- Information shown -
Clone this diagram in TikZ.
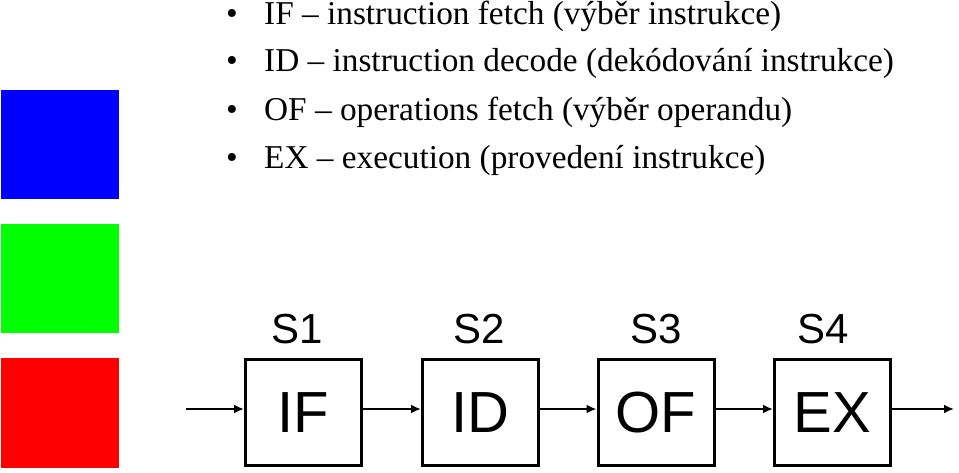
==
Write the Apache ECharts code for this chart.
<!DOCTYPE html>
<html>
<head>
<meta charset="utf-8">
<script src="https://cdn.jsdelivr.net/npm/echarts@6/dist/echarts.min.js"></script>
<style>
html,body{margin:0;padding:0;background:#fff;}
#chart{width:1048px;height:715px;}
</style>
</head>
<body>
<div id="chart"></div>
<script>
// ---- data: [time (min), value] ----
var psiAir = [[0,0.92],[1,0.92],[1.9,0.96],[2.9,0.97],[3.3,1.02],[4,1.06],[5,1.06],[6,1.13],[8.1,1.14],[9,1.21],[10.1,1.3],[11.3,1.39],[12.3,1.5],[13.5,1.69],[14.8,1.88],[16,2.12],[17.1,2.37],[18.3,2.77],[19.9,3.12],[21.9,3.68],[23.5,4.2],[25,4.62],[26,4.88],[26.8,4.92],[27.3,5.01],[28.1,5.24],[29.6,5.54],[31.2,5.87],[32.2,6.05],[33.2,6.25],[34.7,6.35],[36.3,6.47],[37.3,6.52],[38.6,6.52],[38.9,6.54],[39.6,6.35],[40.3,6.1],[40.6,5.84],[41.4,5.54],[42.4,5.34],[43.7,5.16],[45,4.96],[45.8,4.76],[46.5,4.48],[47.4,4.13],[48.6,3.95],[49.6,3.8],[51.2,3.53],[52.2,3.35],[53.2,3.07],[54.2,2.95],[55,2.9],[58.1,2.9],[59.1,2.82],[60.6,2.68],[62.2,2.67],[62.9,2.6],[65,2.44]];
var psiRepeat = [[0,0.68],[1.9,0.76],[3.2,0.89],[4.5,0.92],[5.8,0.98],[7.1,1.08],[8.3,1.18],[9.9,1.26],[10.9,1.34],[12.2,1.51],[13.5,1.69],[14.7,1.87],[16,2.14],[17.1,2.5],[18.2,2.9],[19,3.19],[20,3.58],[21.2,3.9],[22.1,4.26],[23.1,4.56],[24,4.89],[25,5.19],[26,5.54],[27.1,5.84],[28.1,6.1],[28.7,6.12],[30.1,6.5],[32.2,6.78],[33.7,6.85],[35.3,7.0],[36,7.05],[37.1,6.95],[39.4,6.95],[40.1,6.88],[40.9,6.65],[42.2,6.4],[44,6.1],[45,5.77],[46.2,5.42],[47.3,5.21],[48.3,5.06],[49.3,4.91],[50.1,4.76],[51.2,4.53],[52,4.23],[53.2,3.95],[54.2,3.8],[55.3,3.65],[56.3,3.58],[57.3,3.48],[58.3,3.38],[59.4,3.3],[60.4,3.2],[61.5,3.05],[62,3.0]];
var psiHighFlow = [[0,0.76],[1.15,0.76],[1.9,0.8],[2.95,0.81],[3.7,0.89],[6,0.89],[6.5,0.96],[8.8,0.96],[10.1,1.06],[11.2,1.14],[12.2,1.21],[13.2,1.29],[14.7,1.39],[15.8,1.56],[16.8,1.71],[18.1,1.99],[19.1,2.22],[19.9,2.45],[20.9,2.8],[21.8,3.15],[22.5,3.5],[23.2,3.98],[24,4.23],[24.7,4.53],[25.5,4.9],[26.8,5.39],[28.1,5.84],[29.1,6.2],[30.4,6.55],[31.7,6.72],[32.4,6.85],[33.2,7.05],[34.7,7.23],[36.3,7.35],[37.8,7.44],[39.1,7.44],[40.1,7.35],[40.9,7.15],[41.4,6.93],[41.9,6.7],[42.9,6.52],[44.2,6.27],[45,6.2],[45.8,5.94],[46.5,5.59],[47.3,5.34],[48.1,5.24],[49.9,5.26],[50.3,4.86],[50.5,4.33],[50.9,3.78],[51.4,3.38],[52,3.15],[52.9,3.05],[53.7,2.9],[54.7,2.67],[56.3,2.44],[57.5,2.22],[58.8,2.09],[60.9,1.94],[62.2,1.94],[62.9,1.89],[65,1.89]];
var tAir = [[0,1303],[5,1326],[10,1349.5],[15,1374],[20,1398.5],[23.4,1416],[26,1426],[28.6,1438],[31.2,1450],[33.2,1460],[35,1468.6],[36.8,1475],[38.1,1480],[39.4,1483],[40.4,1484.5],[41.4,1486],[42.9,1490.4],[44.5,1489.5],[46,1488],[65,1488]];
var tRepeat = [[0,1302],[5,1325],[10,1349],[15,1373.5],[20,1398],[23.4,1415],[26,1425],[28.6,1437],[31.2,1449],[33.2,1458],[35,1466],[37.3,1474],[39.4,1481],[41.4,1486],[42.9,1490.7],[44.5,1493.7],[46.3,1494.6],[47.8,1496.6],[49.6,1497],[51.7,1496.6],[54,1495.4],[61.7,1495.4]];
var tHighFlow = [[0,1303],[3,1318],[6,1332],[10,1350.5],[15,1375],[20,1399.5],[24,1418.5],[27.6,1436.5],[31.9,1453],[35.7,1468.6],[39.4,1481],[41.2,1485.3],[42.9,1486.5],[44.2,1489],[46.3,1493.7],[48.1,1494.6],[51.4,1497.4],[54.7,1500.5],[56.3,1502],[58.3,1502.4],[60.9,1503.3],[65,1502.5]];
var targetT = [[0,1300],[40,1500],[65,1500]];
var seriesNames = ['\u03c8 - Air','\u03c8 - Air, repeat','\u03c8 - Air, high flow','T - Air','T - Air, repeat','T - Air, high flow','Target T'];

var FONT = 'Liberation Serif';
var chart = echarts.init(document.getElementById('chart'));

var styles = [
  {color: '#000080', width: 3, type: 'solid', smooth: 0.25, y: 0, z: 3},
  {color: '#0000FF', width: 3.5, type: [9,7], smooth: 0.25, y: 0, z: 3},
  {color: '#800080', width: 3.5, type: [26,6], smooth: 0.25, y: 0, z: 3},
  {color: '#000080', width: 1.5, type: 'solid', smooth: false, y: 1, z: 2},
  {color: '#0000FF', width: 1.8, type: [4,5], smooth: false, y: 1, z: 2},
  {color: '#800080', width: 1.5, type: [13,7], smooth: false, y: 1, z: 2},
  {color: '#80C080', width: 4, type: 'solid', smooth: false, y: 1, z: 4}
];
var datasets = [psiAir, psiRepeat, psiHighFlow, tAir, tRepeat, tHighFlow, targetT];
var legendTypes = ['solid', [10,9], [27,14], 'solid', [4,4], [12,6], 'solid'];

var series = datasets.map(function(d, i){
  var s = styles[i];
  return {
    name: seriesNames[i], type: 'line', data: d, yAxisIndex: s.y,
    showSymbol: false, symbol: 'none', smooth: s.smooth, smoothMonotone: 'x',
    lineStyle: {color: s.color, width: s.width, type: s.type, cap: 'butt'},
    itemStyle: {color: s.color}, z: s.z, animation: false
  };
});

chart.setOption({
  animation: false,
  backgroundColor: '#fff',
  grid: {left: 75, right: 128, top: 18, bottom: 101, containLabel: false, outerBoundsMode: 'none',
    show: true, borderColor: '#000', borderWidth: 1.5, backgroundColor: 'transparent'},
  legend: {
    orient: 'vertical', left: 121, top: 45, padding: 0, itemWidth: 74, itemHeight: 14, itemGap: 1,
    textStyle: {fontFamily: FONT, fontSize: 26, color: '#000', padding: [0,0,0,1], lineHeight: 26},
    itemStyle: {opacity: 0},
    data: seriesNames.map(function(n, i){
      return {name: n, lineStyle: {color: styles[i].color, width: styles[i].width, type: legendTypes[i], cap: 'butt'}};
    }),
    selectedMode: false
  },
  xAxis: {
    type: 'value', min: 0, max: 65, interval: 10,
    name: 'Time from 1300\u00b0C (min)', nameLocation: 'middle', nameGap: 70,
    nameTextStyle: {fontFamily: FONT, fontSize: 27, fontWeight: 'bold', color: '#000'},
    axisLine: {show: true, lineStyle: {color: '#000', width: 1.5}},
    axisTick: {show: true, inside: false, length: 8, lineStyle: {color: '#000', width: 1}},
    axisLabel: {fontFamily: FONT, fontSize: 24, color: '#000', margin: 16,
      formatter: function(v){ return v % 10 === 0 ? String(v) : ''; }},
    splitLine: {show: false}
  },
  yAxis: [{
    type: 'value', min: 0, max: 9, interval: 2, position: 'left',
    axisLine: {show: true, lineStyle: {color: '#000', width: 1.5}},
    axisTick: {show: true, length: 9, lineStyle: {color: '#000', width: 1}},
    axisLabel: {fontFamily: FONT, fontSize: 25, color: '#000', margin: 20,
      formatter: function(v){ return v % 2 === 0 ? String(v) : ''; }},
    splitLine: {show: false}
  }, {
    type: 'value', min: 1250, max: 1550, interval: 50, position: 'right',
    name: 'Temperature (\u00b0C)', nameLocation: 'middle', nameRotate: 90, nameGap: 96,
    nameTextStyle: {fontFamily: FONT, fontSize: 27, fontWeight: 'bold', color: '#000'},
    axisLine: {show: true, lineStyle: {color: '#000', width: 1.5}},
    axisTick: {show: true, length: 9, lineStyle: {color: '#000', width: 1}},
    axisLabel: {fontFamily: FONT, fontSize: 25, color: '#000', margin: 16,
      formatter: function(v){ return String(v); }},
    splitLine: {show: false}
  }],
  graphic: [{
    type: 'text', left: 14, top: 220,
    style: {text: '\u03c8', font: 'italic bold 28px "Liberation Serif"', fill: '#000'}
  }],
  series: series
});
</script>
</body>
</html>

- What you should do -
From the entries above, copy each line holding "this".

- Exercise answer -
Clone this diagram in TikZ.
Write the Apache ECharts code for this chart.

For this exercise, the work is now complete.